Split BST

medium trees bst recursion

Problem

Given a BST and a value V, split it into two BSTs: one with all keys <= V and one with all keys > V, preserving the original tree structure as much as possible.

Inputroot=[4,2,6,1,3,5,7], V=2

Output[[2,1],[4,3,6,null,null,5,7]]

Two BSTs partitioned by V=2.

input

def splitBST(root, V):
    if not root: return [None, None]
    if root.val <= V:
        left, right = splitBST(root.right, V)
        root.right = left
        return [root, right]
    else:
        left, right = splitBST(root.left, V)
        root.left = right
        return [left, root]

function splitBST(root, V) {
  if (!root) return [null, null];
  if (root.val <= V) {
    const [l, r] = splitBST(root.right, V);
    root.right = l;
    return [root, r];
  } else {
    const [l, r] = splitBST(root.left, V);
    root.left = r;
    return [l, root];
  }
}

TreeNode[] splitBST(TreeNode root, int V) {
    if (root == null) return new TreeNode[]{null, null};
    if (root.val <= V) {
        TreeNode[] p = splitBST(root.right, V);
        root.right = p[0];
        return new TreeNode[]{root, p[1]};
    } else {
        TreeNode[] p = splitBST(root.left, V);
        root.left = p[1];
        return new TreeNode[]{p[0], root};
    }
}

vector<TreeNode*> splitBST(TreeNode* root, int V) {
    if (!root) return {nullptr, nullptr};
    if (root->val <= V) {
        auto p = splitBST(root->right, V);
        root->right = p[0];
        return {root, p[1]};
    } else {
        auto p = splitBST(root->left, V);
        root->left = p[1];
        return {p[0], root};
    }
}

Explanation

We need to cut a BST into two valid BSTs: one holding every key <= V and one holding every key > V. The trick is to use recursion and let the BST ordering do the heavy lifting.

Look at the current root.

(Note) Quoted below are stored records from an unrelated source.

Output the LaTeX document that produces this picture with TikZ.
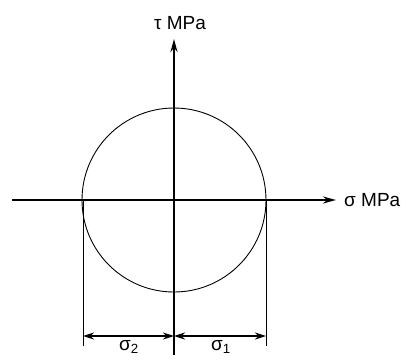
\documentclass[tikz,border=0pt]{standalone}
\usepackage{fontspec}
\setmainfont{Liberation Sans}
\usetikzlibrary{arrows.meta}
\begin{document}
\begin{tikzpicture}[x=1pt,y=-1pt,
  axis/.style={line width=2pt,-{Stealth[length=13pt,width=7pt]}},
  thin line/.style={line width=0.9pt},
  dimline/.style={line width=1.8pt,{Stealth[length=11pt,width=7pt]}-{Stealth[length=11pt,width=7pt]}},
  lbl/.style={inner sep=0pt,font=\fontsize{19}{22}\selectfont}]
\useasboundingbox (0,0) rectangle (409,360);
\coordinate (O) at (174,200);
\coordinate (xs) at (12,200);
\coordinate (xe) at (336,200);
\coordinate (ys) at (174,355);
\coordinate (ye) at (174,39);
\coordinate (L) at (83,200);
\coordinate (R) at (266,200);
\coordinate (Lb) at (83,346);
\coordinate (Rb) at (266,346);
\coordinate (Ld) at (83,336);
\coordinate (Md) at (174,336);
\coordinate (Rd) at (266,336);
\draw[axis] (xs) -- (xe);
\draw[axis] (ys) -- (ye);
\draw[thin line] (O) circle[radius=92];
\draw[thin line] (L) -- (Lb);
\draw[thin line] (R) -- (Rb);
\draw[dimline] (Ld) -- (Md);
\draw[dimline] (Md) -- (Rd);
\node[lbl] (tau) at (180,23) {τ MPa};
\node[lbl,anchor=west] (sig) at (344,200) {σ MPa};
\node[lbl] (s2) at (129,347) {σ\textsubscript{2}};
\node[lbl] (s1) at (221,347) {σ\textsubscript{1}};
\end{tikzpicture}
\end{document}
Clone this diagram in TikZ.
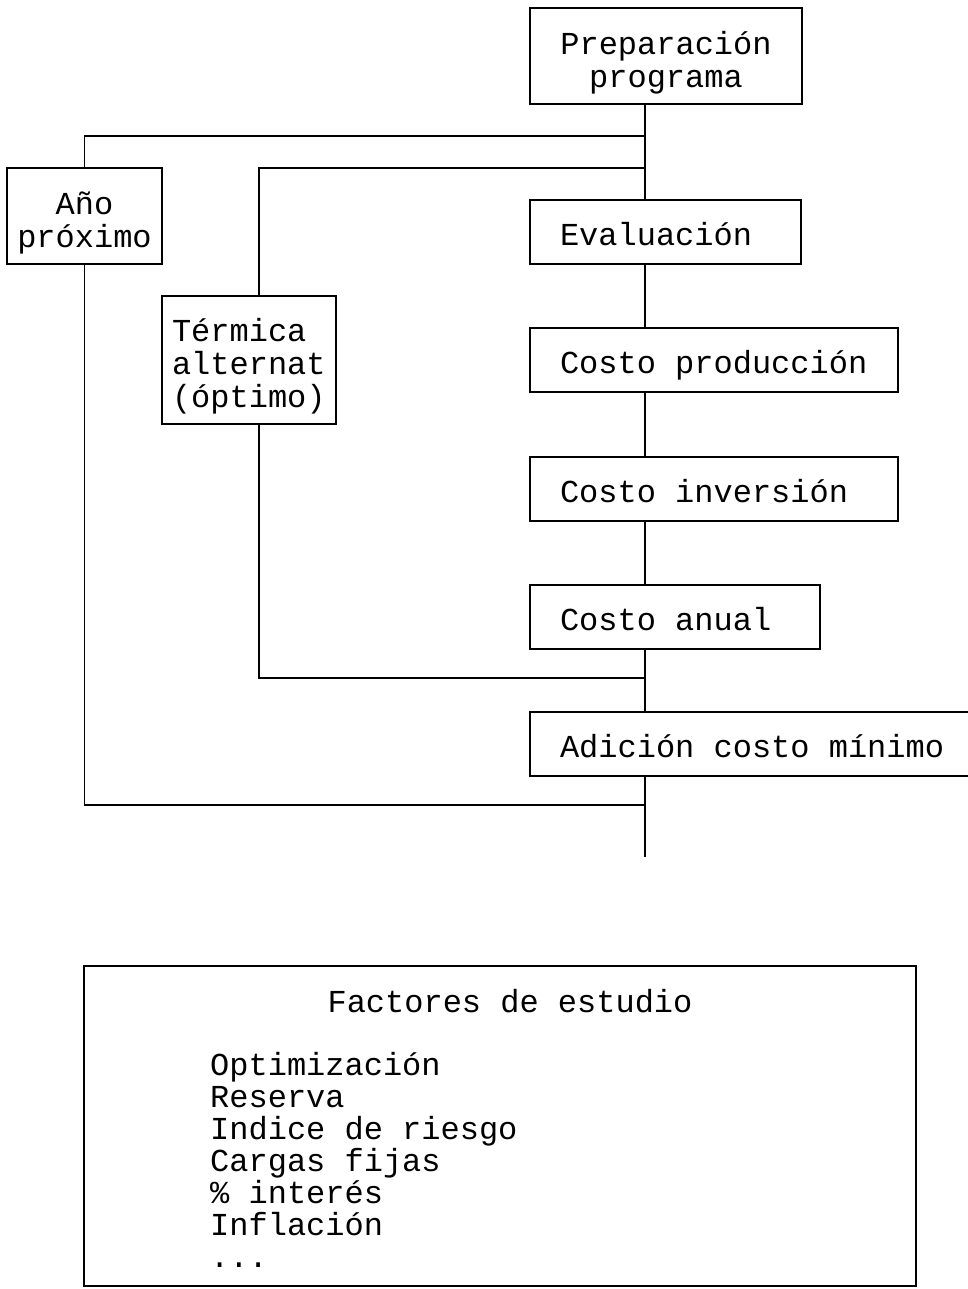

If root.val <= V, then the root and its entire left subtree belong to the small half. But its right subtree might mix small and large keys, so we recurse into root.right to split it, then reattach the small part back as root.right and bubble the large part up.

The other case is a mirror image. If root.val > V, the root and its right subtree go to the large half, and we recurse into root.left, reattaching the large part as root.left and passing the small part up.

Example: root=[4,2,6,1,3,5,7], V=2. At 4 (> 2) we go left; at 2 (<= 2) we keep it small and split its right child 3, which is > 2 and joins the large side under 4. The result is small [2,1] and large [4,3,6,5,7].

Each call moves one level down the tree, so the work is O(h) where h is the tree height.

Time: O(h) Space: O(h)